>> begin Supplied data
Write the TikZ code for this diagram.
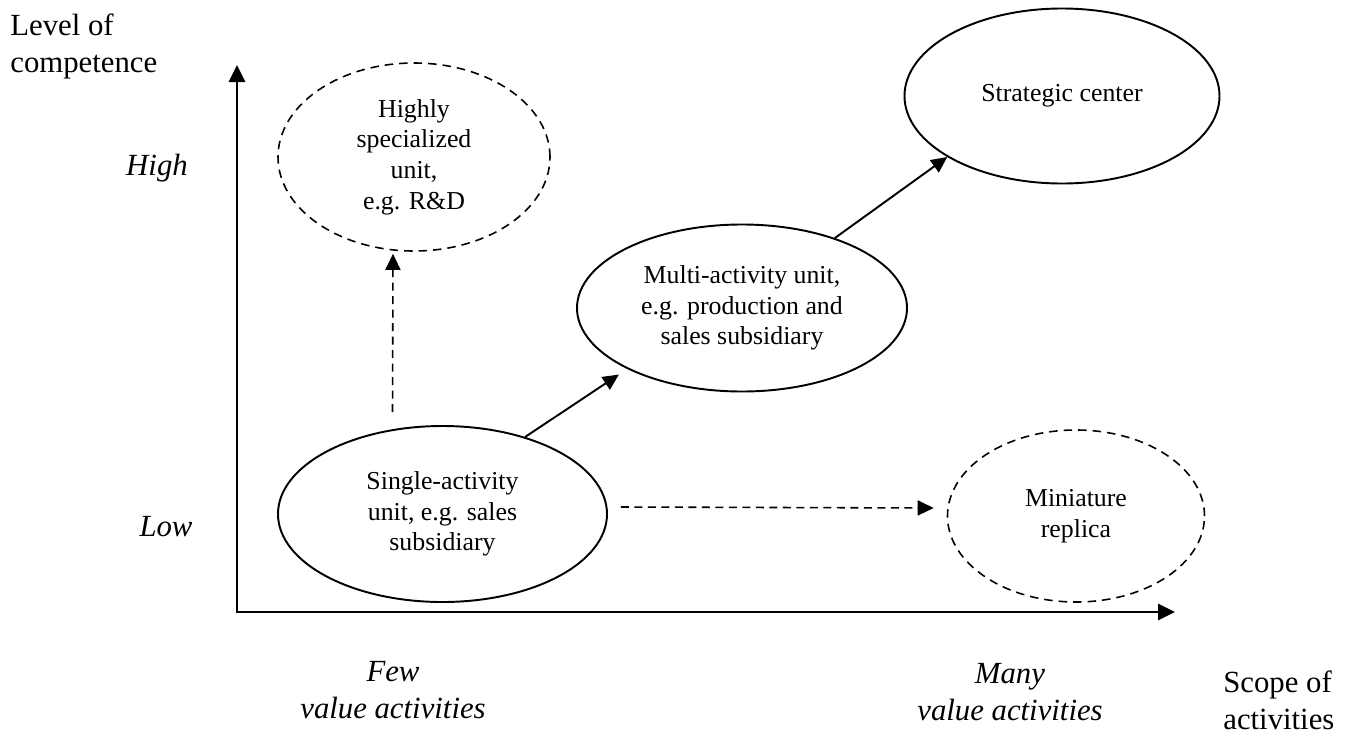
\documentclass[tikz,border=0pt]{standalone}
\usepackage{fontspec}
\setmainfont{Liberation Serif}
\usetikzlibrary{shapes.geometric,arrows.meta}

\begin{document}
\begin{tikzpicture}[x=0.2mm,y=-0.2mm,
  unitbox/.style={ellipse,draw,line width=1.1pt,inner sep=0pt,align=center,font=\fontsize{14.7}{17.5}\selectfont},
  dashunit/.style={unitbox,line width=0.9pt,dash pattern=on 1.7mm off 1.2mm},
  axislabel/.style={inner sep=0pt,align=center,font=\fontsize{17.5}{21}\selectfont},
  italabel/.style={axislabel,font=\fontsize{17.5}{21}\selectfont\itshape},
  arr/.style={-{Triangle[length=3.2mm,width=3mm]},line width=1.1pt},
  dasharr/.style={arr,line width=0.9pt,dash pattern=on 1.6mm off 1.1mm}]
\useasboundingbox (0,0) rectangle (1355,738);

% axes
\coordinate (origin) at (237,612);
\coordinate (ytop) at (237,65);
\coordinate (xend) at (1175,612);
\draw[line width=1.6pt,{Triangle[length=3.4mm,width=3.2mm]}-{Triangle[length=3.4mm,width=3.2mm]}] (ytop) -- (origin) -- (xend);

\node[axislabel,align=left,anchor=west] (ylabel) at (10,46) {Level of\\competence};
\node[axislabel,align=left,anchor=west] (xlabel) at (1223,700) {Scope of\\activities};
\node[italabel] (high) at (157,168) {High};
\node[italabel] (low) at (166,527) {Low};
\node[italabel] (few) at (393,690) {Few\\value activities};
\node[italabel] (many) at (1010,692) {Many\\value activities};

% units
\node[unitbox,minimum width=65.8mm,minimum height=35.2mm] (single) at (442.5,514) {Single-activity\\unit, e.g. sales\\subsidiary};
\node[dashunit,minimum width=54.4mm,minimum height=37.6mm] (spec) at (414,157) {Highly\\specialized\\unit,\\e.g. R\&D};
\node[unitbox,minimum width=66mm,minimum height=33.4mm] (multi) at (742,308) {Multi-activity unit,\\e.g. production and\\sales subsidiary};
\node[unitbox,minimum width=63mm,minimum height=35mm] (strat) at (1062,96) {Strategic center};
\node[dashunit,minimum width=51.4mm,minimum height=34.4mm] (mini) at (1076,516) {Miniature\\replica};

% paths
\draw[arr,shorten >=2mm] (single.43) -- (multi.208);
\draw[arr] (multi.37) -- (strat.208.5);
\draw[dasharr] ([shift={(-50,-13)}]single.north) -- ([shift={(-21,2)}]spec.south);
\draw[dasharr] ([shift={(13,-7)}]single.east) -- ([shift={(-13,-8)}]mini.west);
\end{tikzpicture}
\end{document}
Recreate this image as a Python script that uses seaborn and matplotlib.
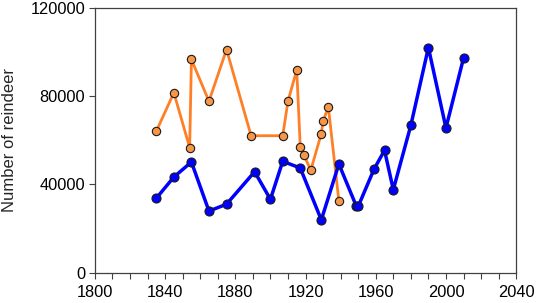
>> end Supplied data
◆ **The task**: Repeat only the lines from the beginning of the material through the line containing "(0,0) rectangle (1355,738);", both ends kept, leaving pictures out.

◆ **Result**:
Write the TikZ code for this diagram.
\documentclass[tikz,border=0pt]{standalone}
\usepackage{fontspec}
\setmainfont{Liberation Serif}
\usetikzlibrary{shapes.geometric,arrows.meta}

\begin{document}
\begin{tikzpicture}[x=0.2mm,y=-0.2mm,
  unitbox/.style={ellipse,draw,line width=1.1pt,inner sep=0pt,align=center,font=\fontsize{14.7}{17.5}\selectfont},
  dashunit/.style={unitbox,line width=0.9pt,dash pattern=on 1.7mm off 1.2mm},
  axislabel/.style={inner sep=0pt,align=center,font=\fontsize{17.5}{21}\selectfont},
  italabel/.style={axislabel,font=\fontsize{17.5}{21}\selectfont\itshape},
  arr/.style={-{Triangle[length=3.2mm,width=3mm]},line width=1.1pt},
  dasharr/.style={arr,line width=0.9pt,dash pattern=on 1.6mm off 1.1mm}]
\useasboundingbox (0,0) rectangle (1355,738);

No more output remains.